When I first recorded the drums I had to do it in two tracks: The kickdrum and snare in one, the cymbals in the other. It was pretty bad. I titled my first record (and I use that term loosely)"Foray Into Incompetence," and that's exactly what it was. But it was a lot of fun. I enjoyed making the album artwork, dubbing copies and giving them to my friends.
One of the greatest moments of my life occured in Paris in 1998, when some of my music found its way onto a soundtrack for a Mens Week fashion show. I had never heard it played SO LOUD in my life. It could be heard, no lie, from over a hundred yards away. It was awesome.
Today I found a couple masters from those days, and as I'm listening I've got a huge grin plastered over my face.

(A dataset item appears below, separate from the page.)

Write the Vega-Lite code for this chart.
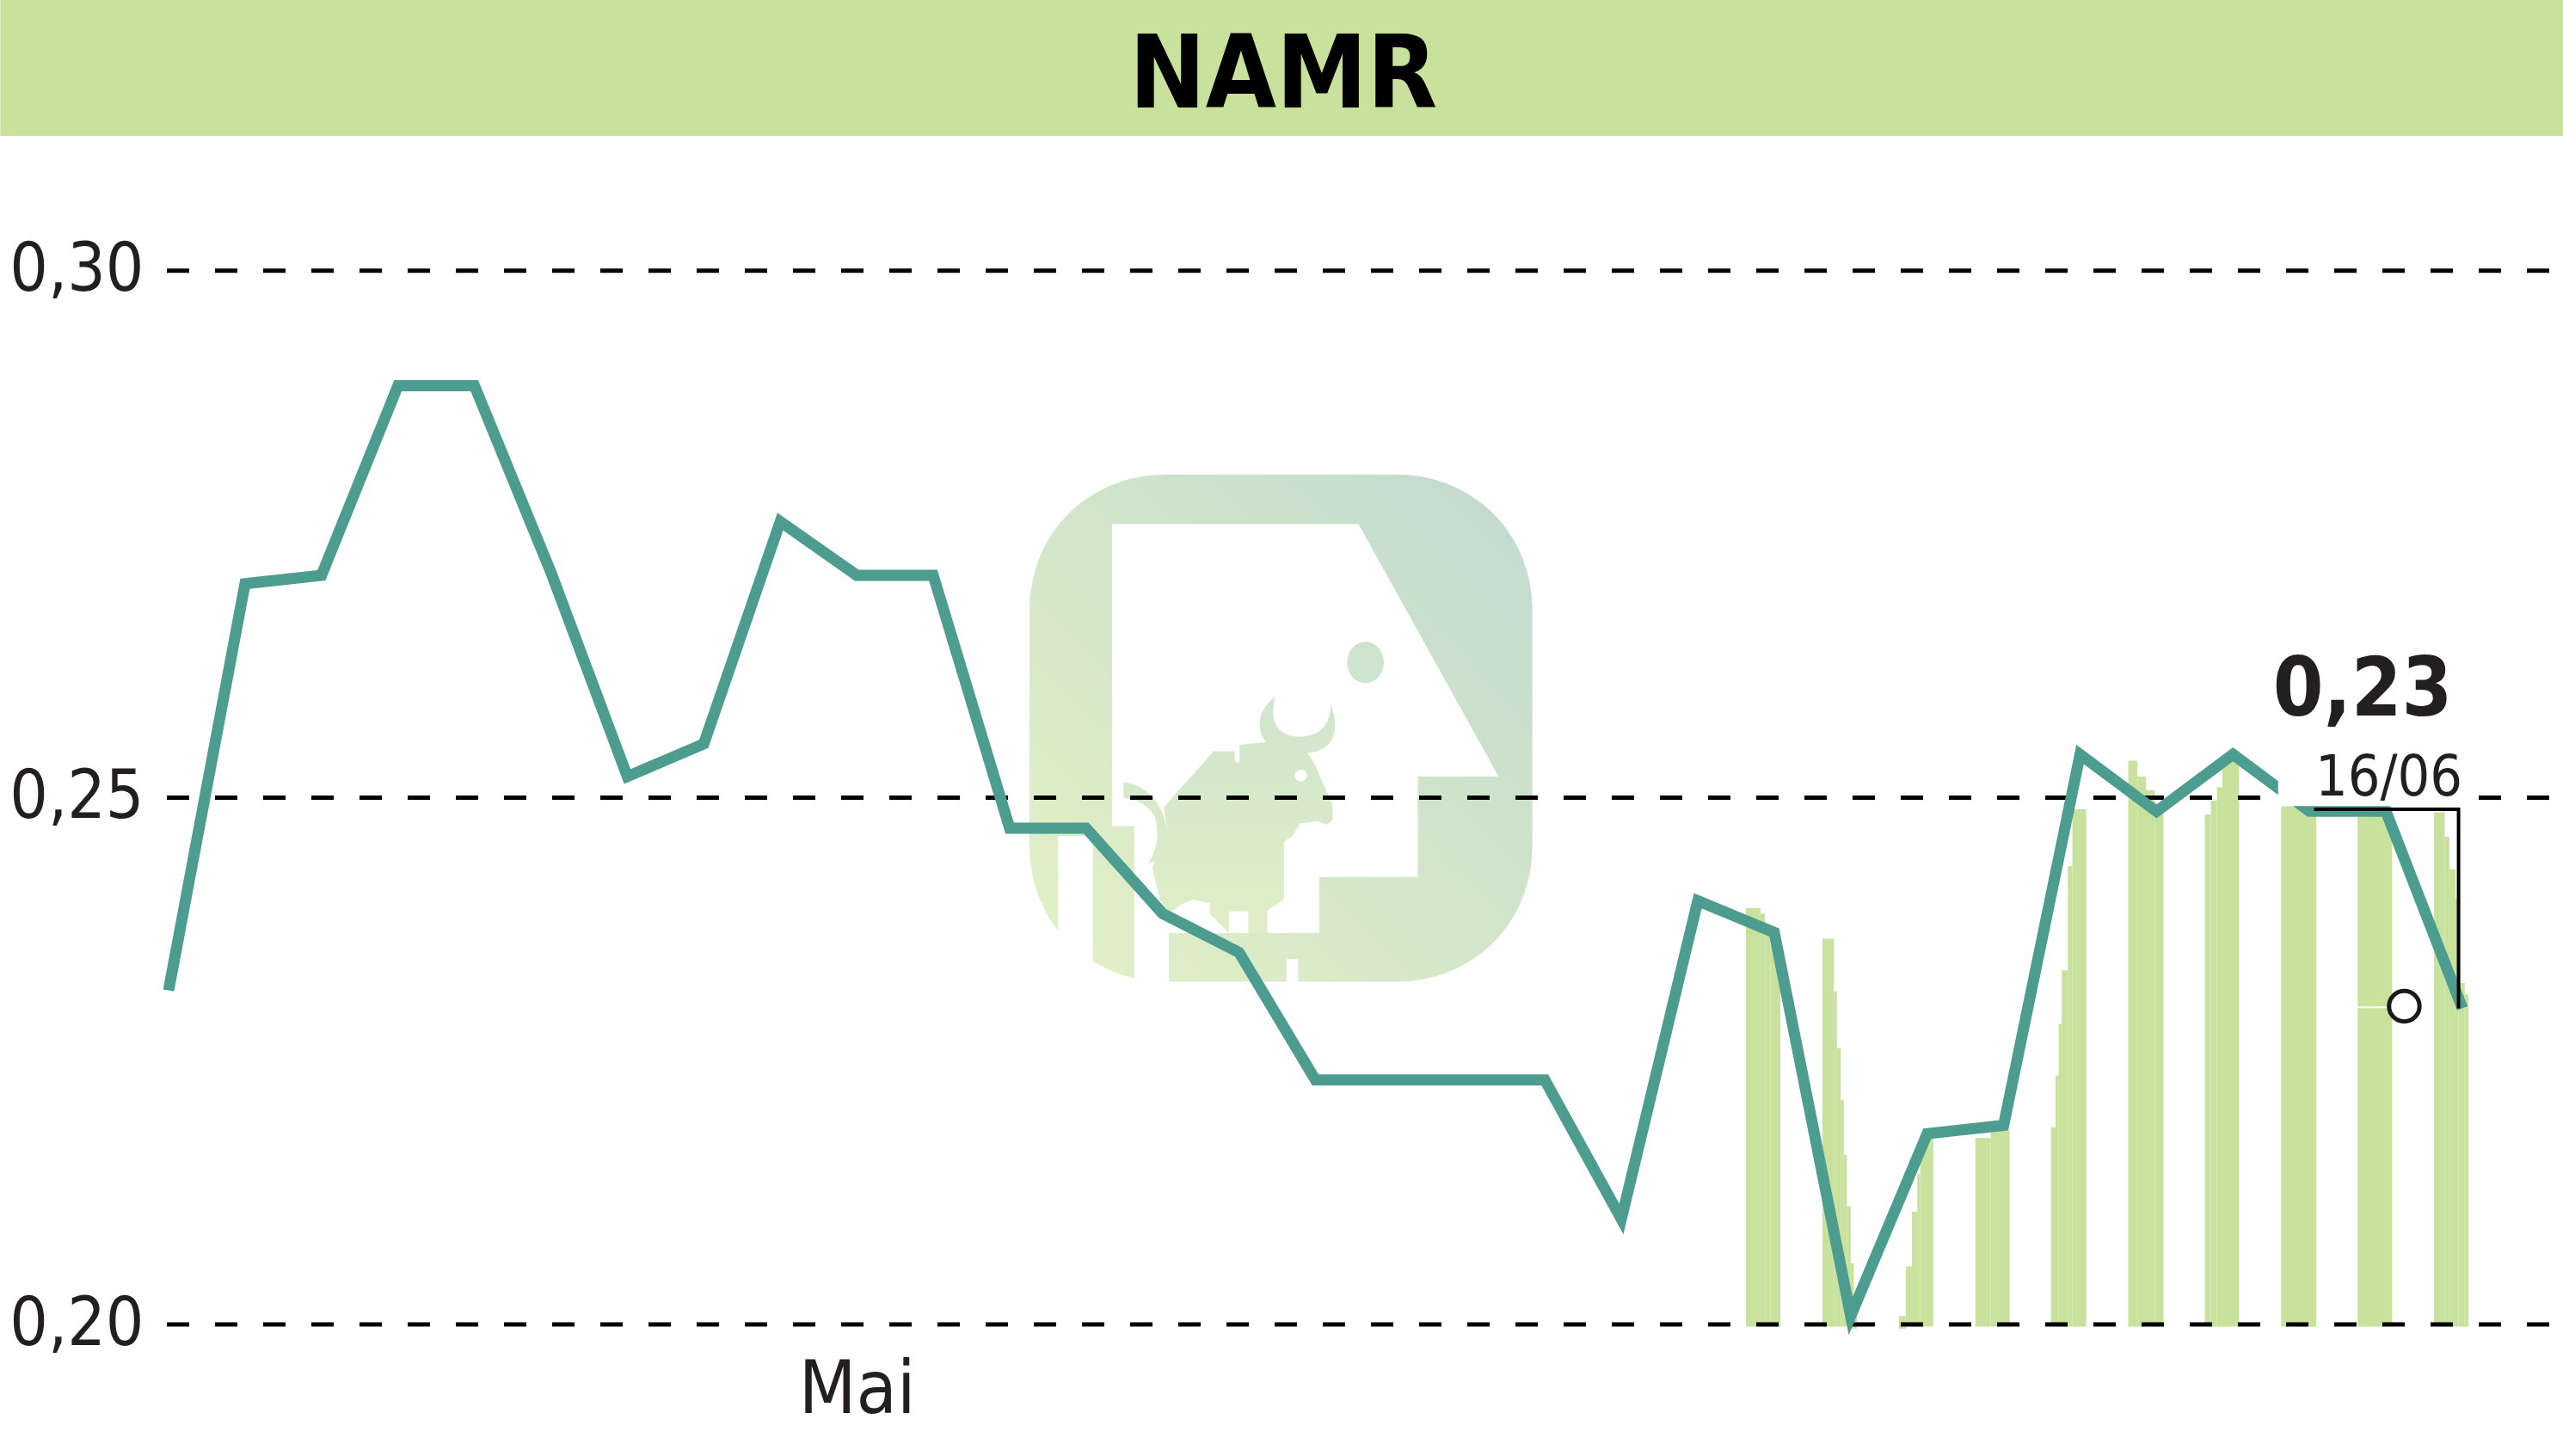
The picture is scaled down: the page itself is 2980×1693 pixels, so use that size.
{"$schema":"https://vega.github.io/schema/vega-lite/v6.json","autosize":"none","width":2786,"height":1540,"padding":{"left":194,"top":0,"right":0,"bottom":153},"background":"#ffffff","config":{"view":{"stroke":null},"font":"DejaVu Sans Condensed"},
"encoding":{"x":{"field":"day","type":"quantitative","scale":{"domain":[-0.0225,31.316],"nice":false,"zero":false},"axis":{"values":[9],"labelExpr":"'Mai'","title":null,"grid":false,"domain":false,"ticks":false,"labelFontSize":86,"labelFont":"DejaVu Sans Condensed","labelColor":"#231f20","labelPadding":34,"labelFlush":false,"labelOverlap":false}},"y":{"field":"value","type":"quantitative","scale":{"domain":[0.2,0.3257],"nice":false,"zero":false},"axis":{"values":[0.2,0.25,0.3],"labelExpr":"replace(format(datum.value,'.2f'),'.',',')","title":null,"grid":false,"domain":false,"ticks":false,"labelFontSize":78,"labelFont":"DejaVu Sans Condensed","labelColor":"#231f20","labelPadding":27,"labelOverlap":false}}},
"layer":[
{"data":{"values":[{"day":-2.2,"end":31.316,"value":0.3128,"top":0.3257}]},"mark":{"type":"rect","color":"#c8e29e"},"encoding":{"x2":{"field":"end"},"y2":{"field":"top"}}},
{"data":{"values":[{"day":14.55,"value":0.2566}]},"mark":{"type":"point","filled":true,"opacity":1,"strokeWidth":0,"size":360000,"shape":"M -0.975 -0.45 C -0.975 -0.78 -0.72 -0.983 -0.45 -0.983 L 0.45 -0.983 C 0.72 -0.983 0.974 -0.78 0.974 -0.45 L 0.974 0.45 C 0.974 0.78 0.72 0.983 0.45 0.983 L -0.45 0.983 C -0.72 0.983 -0.975 0.78 -0.975 0.45 Z","fill":{"gradient":"linear","x1":0,"y1":1,"x2":1,"y2":0,"stops":[{"offset":0,"color":"#e4f1c6"},{"offset":1,"color":"#c0dace"}]}}},
{"data":{"values":[{"day":14.55,"value":0.2566}]},"mark":{"type":"point","filled":true,"opacity":1,"strokeWidth":0,"size":360000,"fill":"#ffffff","shape":"M -0.655 -0.791 L 0.3 -0.791 L 0.843 0.188 L 0.53 0.188 L 0.53 0.577 L 0.148 0.577 L 0.148 0.795 L -0.569 0.795 L -0.569 0.38 L -0.655 0.38 Z M -0.864 0.419 L -0.73 0.419 L -0.73 1 L -0.864 1 Z M -0.569 0.38 L -0.435 0.38 L -0.435 1 L -0.569 1 Z M 0.021 0.896 L 0.066 0.896 L 0.066 1 L 0.021 1 Z"}},
{"data":{"values":[{"day":14.55,"value":0.2566}]},"mark":{"type":"point","filled":true,"opacity":1,"strokeWidth":0,"size":360000,"fill":{"gradient":"linear","x1":0,"y1":0,"x2":0,"y2":1,"stops":[{"offset":0,"color":"#cde3ce"},{"offset":1,"color":"#e0eec8"}]},"shape":"M -0.455 0.307 L -0.261 0.09 L -0.179 0.09 L -0.179 0.132 L -0.161 0.132 L -0.161 0.065 L -0.06 0.055 Q -0.12 -0.04 -0.023 -0.123 Q -0.06 0.03 0.074 0.034 Q 0.19 0.03 0.193 -0.093 Q 0.25 0.08 0.103 0.097 L 0.133 0.146 L 0.2 0.3 L 0.2 0.356 L 0.178 0.375 L 0.141 0.361 L 0.074 0.37 L 0.044 0.419 L 0.011 0.441 L 0.011 0.665 L -0.053 0.707 L -0.053 0.795 L -0.127 0.795 L -0.127 0.711 L -0.202 0.711 L -0.202 0.795 L -0.276 0.721 L -0.276 0.679 L -0.343 0.665 L -0.391 0.686 L -0.435 0.721 L -0.47 0.665 L -0.499 0.539 L -0.477 0.483 L -0.44 0.398 Z M -0.611 0.209 Q -0.47 0.23 -0.44 0.4 Q -0.43 0.5 -0.515 0.525 Q -0.46 0.44 -0.49 0.34 Q -0.53 0.28 -0.61 0.27 Z M 0.256 -0.254 A 0.071 0.08 0 1 1 0.398 -0.254 A 0.071 0.08 0 1 1 0.256 -0.254 Z"}},
{"data":{"values":[{"day":14.81,"value":0.2521}]},"mark":{"type":"point","filled":true,"opacity":1,"strokeWidth":0,"size":200,"shape":"circle","fill":"#ffffff"}},
{"data":{"values":[
{"day":20.63,"end":20.82,"value":0.2395,"base":0.1998},{"day":20.82,"end":20.88,"value":0.239,"base":0.1998},{"day":20.88,"end":20.95,"value":0.238,"base":0.1998},{"day":20.95,"end":21.08,"value":0.236,"base":0.1998},
{"day":21.63,"end":21.78,"value":0.2366,"base":0.1998},{"day":21.78,"end":21.82,"value":0.2316,"base":0.1998},{"day":21.82,"end":21.87,"value":0.2262,"base":0.1998},{"day":21.87,"end":21.91,"value":0.2213,"base":0.1998},{"day":21.91,"end":21.95,"value":0.2161,"base":0.1998},{"day":21.95,"end":22.0,"value":0.2112,"base":0.1998},{"day":22.0,"end":22.04,"value":0.2058,"base":0.1996},{"day":22.04,"end":22.08,"value":0.2014,"base":0.1996},
{"day":22.63,"end":22.72,"value":0.2008,"base":0.1996},{"day":22.72,"end":22.8,"value":0.2055,"base":0.1998},{"day":22.8,"end":22.87,"value":0.2107,"base":0.1998},{"day":22.87,"end":22.91,"value":0.2143,"base":0.1998},{"day":22.91,"end":23.08,"value":0.218,"base":0.1998},
{"day":23.63,"end":23.83,"value":0.2177,"base":0.1998},{"day":23.83,"end":24.08,"value":0.2184,"base":0.1998},
{"day":24.62,"end":24.68,"value":0.2187,"base":0.1998},{"day":24.68,"end":24.72,"value":0.2236,"base":0.1998},{"day":24.72,"end":24.76,"value":0.2285,"base":0.1998},{"day":24.76,"end":24.84,"value":0.2336,"base":0.1998},{"day":24.84,"end":24.9,"value":0.2435,"base":0.1998},{"day":24.9,"end":25.08,"value":0.2489,"base":0.1998},
{"day":25.63,"end":25.75,"value":0.2535,"base":0.1998},{"day":25.75,"end":25.86,"value":0.252,"base":0.1998},{"day":25.86,"end":25.98,"value":0.2507,"base":0.1998},{"day":25.98,"end":26.09,"value":0.2494,"base":0.1998},
{"day":26.63,"end":26.71,"value":0.2484,"base":0.1998},{"day":26.71,"end":26.79,"value":0.2497,"base":0.1998},{"day":26.79,"end":26.86,"value":0.251,"base":0.1998},{"day":26.86,"end":26.94,"value":0.2531,"base":0.1998},{"day":26.94,"end":27.08,"value":0.2536,"base":0.1998},
{"day":27.63,"end":28.09,"value":0.2492,"base":0.1998},
{"day":28.63,"end":29.08,"value":0.2492,"base":0.1998},
{"day":29.63,"end":29.77,"value":0.2486,"base":0.1998},{"day":29.77,"end":29.83,"value":0.2463,"base":0.1998},{"day":29.83,"end":29.91,"value":0.2432,"base":0.1998},{"day":29.91,"end":29.95,"value":0.2404,"base":0.1998},{"day":29.95,"end":30.03,"value":0.2324,"base":0.1998},{"day":30.03,"end":30.08,"value":0.2313,"base":0.1998}
]},"mark":{"type":"rect","color":"#c8e29e","strokeWidth":0},"encoding":{"x2":{"field":"end"},"y2":{"field":"base"}}},
{"data":{"values":[{"day":28.63,"end":29.03,"value":0.2301}]},"mark":{"type":"rule","color":"#ffffff","strokeWidth":2},"encoding":{"x2":{"field":"end"}}},
{"data":{"values":[{"day":-0.0225,"end":31.316,"value":0.2},{"day":-0.0225,"end":31.316,"value":0.25},{"day":-0.0225,"end":31.316,"value":0.3}]},"mark":{"type":"rule","color":"#000000","strokeWidth":5,"strokeDash":[26,30]},"encoding":{"x2":{"field":"end"}}},
{"data":{"values":[{"day":0,"value":0.2317},{"day":1,"value":0.2703},{"day":2,"value":0.2711},{"day":3,"value":0.2891},{"day":4,"value":0.2891},{"day":5,"value":0.2714},{"day":6,"value":0.252},{"day":7,"value":0.2551},{"day":8,"value":0.2762},{"day":9,"value":0.2711},{"day":10,"value":0.2711},{"day":11,"value":0.2471},{"day":12,"value":0.2471},{"day":13,"value":0.239},{"day":14,"value":0.2353},{"day":15,"value":0.2232},{"day":16,"value":0.2232},{"day":17,"value":0.2232},{"day":18,"value":0.2232},{"day":19,"value":0.21},{"day":20,"value":0.2402},{"day":21,"value":0.2372},{"day":22,"value":0.2008},{"day":23,"value":0.2181},{"day":24,"value":0.2189},{"day":25,"value":0.2541},{"day":26,"value":0.2487},{"day":27,"value":0.2541},{"day":28,"value":0.2487},{"day":29,"value":0.2487},{"day":30,"value":0.23}]},"mark":{"type":"line","color":"#4d9c90","strokeWidth":13,"strokeJoin":"miter","strokeCap":"butt"}},
{"data":{"values":[{"day":27.59,"end":30.0,"value":0.2492,"top":0.256}]},"mark":{"type":"rect","color":"#ffffff"},"encoding":{"x2":{"field":"end"},"y2":{"field":"top"}}},
{"data":{"values":[{"n":1,"day":28.06,"value":0.2489},{"n":2,"day":29.95,"value":0.2489},{"n":3,"day":29.95,"value":0.23}]},"mark":{"type":"line","color":"#000000","strokeWidth":4,"strokeCap":"butt","strokeJoin":"miter"},"encoding":{"order":{"field":"n"}}},
{"data":{"values":[{"day":29.24,"value":0.2302}]},"mark":{"type":"point","shape":"circle","size":1257,"filled":false,"fill":"#ffffff","fillOpacity":1,"stroke":"#1a1a1a","strokeWidth":5,"opacity":1}},
{"data":{"values":[{"day":14.58,"value":0.3155,"label":"NAMR"}]},"mark":{"type":"text","font":"DejaVu Sans Condensed","fontWeight":"bold","fontSize":118,"align":"center","baseline":"alphabetic","color":"#000000"},"encoding":{"text":{"field":"label"}}},
{"data":{"values":[{"day":29.87,"value":0.2578,"label":"0,23"}]},"mark":{"type":"text","font":"DejaVu Sans Condensed","fontWeight":"bold","fontSize":94,"align":"right","baseline":"alphabetic","color":"#231f20"},"encoding":{"text":{"field":"label"}}},
{"data":{"values":[{"day":30.0,"value":0.2502,"label":"16/06"}]},"mark":{"type":"text","font":"DejaVu Sans Condensed","fontSize":66,"align":"right","baseline":"alphabetic","color":"#231f20"},"encoding":{"text":{"field":"label"}}}
]}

From a critical standpoint, it's pretty bad, but it was a blast to make, and I can remember what was going through my head during each one, what time of day it was, what the weather was like, if not how to play any of it.
I was picked up a few times for my friend Darryl's Black Apple compilations, which was pretty cool, as I was rubbing elbows with a bunch of the people that I had looked up to when I started recording, people who were infinitely more talented than I was.
A couple weeks ago at work I dozed off during my lunch break and had a dream that one of my records had been selected as one of Rolling Stone's Top 10 Albums Of All Time. And when I woke up I swear I had a huge erection.
Those days are gone now. I finally realized I wasn't very good at it, and that my focus was better off directed elsewhere. But I'm glad I've still got these tapes.